The Republic of Karelia stretches from Lake Onega, past the White Sea and along the Finnish border all the way to the Arctic Circle. Covered by a patchwork of lakes and forests it is Russia’s northern frontier region of short summers, long winter nights and bitter cold. At almost 62 degrees north Kizhi Island is about the same latitude as Whitehorse in the Canadian Yukon. In addition to its collection of vintage churches, the 16 buildings featured in its open-air museum include the homes and outbuildings of pioneers who braved the harsh northern climate and settled here more than 200 years ago.

The Church of Transfiguration, the Intercession Church, and the Bell Tower were all built on the Kizhi Pogost and served the local orthodox community for many decades. But as more pioneers moved north new communities were established along the shores of Lake Onega and each village, no matter how small, had its own chapel. These became the ecclesiastical and social centres of their communities — places where residents gathered and prayed. And no two were alike. Chapel design was not dictated by the Church, so resident carpenters, guided by their own imaginations, invented new construction techniques as they went, and created unique works of architecture that met the needs of their people and harmonized with their surroundings.

Over the centuries fire and decay have taken their toll and very few of these miniature masterpieces survive. But several are among the 16 examples of timber structures now preserved on Kizhi Island. The tiny Lazurus Resurrection church, built in the late 14th century, is said to be the oldest surviving wooden church in Russia. According to legend the monk Lazarus built it as part of his plan to convert “the savage heathens who ate raw fish and screamed and jumped wildly during their ritual rites,” an obvious reference to the finno-ugric tribesmen who occupied the region before the Russians moved north. And in deference to the harsh Karelian climate the slightly larger Archangel Michael Chapel features a double roof and double rain collars around its belfry and onion-shaped cupola. But the Oshevnev’s family household is especially memorable.

Built in the late 1800s and moved to Kizhi Island in the 1950s the Oshevnev house is a typical Karilian peasant home from the last century.
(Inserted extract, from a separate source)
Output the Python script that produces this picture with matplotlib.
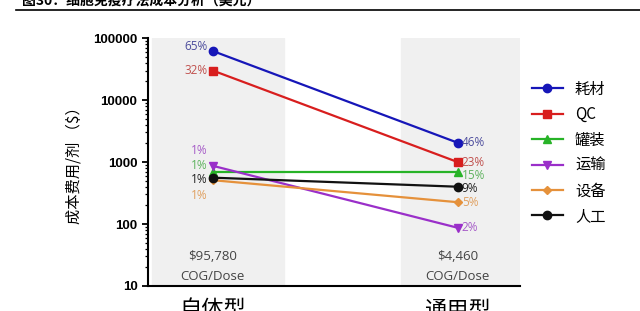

Since becoming part of the Kizhi architectural ensemble the sprawling log home has been completely restored and refurnished with original pieces from the last century. We enter on the ground floor and climb a set of stairs to the second story living space where small windows cast patches of light on the hand-hewn log walls. It takes my eyes a few moments to adjust to the dim interior light. On one side of the huge open room a massive white hearth serves as furnace, kitchen, and a warm place to sleep at night. A spinning wheel stands beside a child’s seat draped with colorful hand-loomed blankets. A water ladle hangs on the side of a large wooden bucket near a small cage where a few hens once provided the breakfast eggs.

From the living area we move into a storage-annex piled high with the paraphernalia of 19 th century rural life — spinning, weaving, and rope making implements are stacked beside bundles of reeds waiting to be woven into baskets. An assortment of sleds and ice fishing gear is a reminder of the bitterly cold winters when temperatures often dropped to minus 30 and Onega Lake was solidly frozen. During those long periods of cold and dark the house became a refuge for both the peasants and their animals. Livestock was moved into the lower part of the house and tended by the men while women, working in the dim glow of whale-oil lamps and tallow candles, spun yarn and wove the beautiful fabrics for which Karilia has become famous.

On our way back to the Kirov we passed one of the squat wooden-bladed windmills that are typical of those throughout rural Russia. Like the community chapels where locals went to pray, many villages had one of these sturdy wind machines where people could grind their grain. Moments after I snapped a shot of the windmill the sky opened with a clap of thunder and we were lashed by driving rain. Later, while drying off in the comfort of our ship, I marveled at the tenacity of those early pioneers who moved into Russia’s harsh northern frontier with little more than their axes and carved out a life in the Karilian forest.